Also available for BSD and Solaris systems

May 14, 2019 19:34 GMT  ·  By

Nvidia has released today new long-lived stable graphics drivers for Linux, BSD, and Solaris systems to add a bunch of various enhancements, bug fixes, and performance improvements for some games.

The Nvidia 430.14 display driver is now available for Linux-based operating system with performance improvements for the DiRT 4 video game, which was ported last month by UK-based video games publisher Feral Interactive to Linux and Mac platforms, as well as for the Wolfenstein II: The New Colossus first-person shooter video game, which is available as a Steam Play title.

The Nvidia 430.14 display driver also adds new functionality to the Nvidia VDPAU driver, including support for decoding HEVC YUV 4:4:4 streams, new per-decoder profile capability, support for accessing YUV 4:4:4 surfaces, support for creating YUV 4:4:4 video surfaces, and support for allocating VDPAU video surfaces with explicit frame or field picture structure.

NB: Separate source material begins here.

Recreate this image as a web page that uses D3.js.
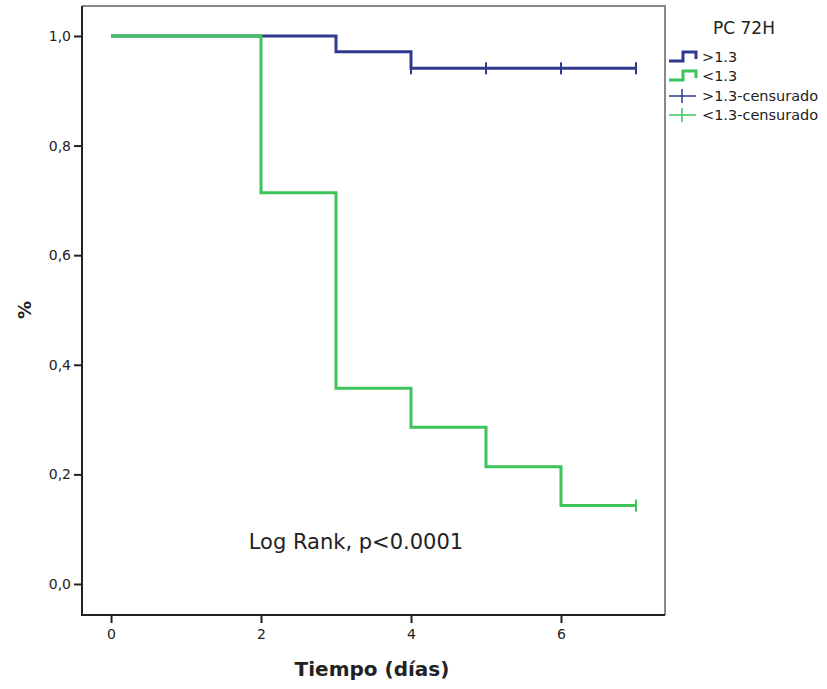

New OpenGL extension, updated nvidia-installer

Among other noteworthy changes included in the Nvidia 430.14 graphics driver, we can mention support for the GL_NV_vdpau_interop2 OpenGL extension to allow VDPAU/OpenGL surface sharing with explicit frame or field picture structure, updated X.Org Server minimum requirement to version 1.7, and updated nvidia-installer for better compatibility with system localization.

The new driver also addresses an issue causing the display to go into a low resolution when configuring PRIME display offloading with the "nvidia-xconfig --prime" command. For BSD systems, it also fixes a bug present in the FreeBSD installation makefiles, which may cause some Linux compatibility libraries to be installed as empty files. You can download Nvidia 430.14 for GNU/Linux, BSD, and Solaris 64-bit systems right now and install it on your favorite operating system.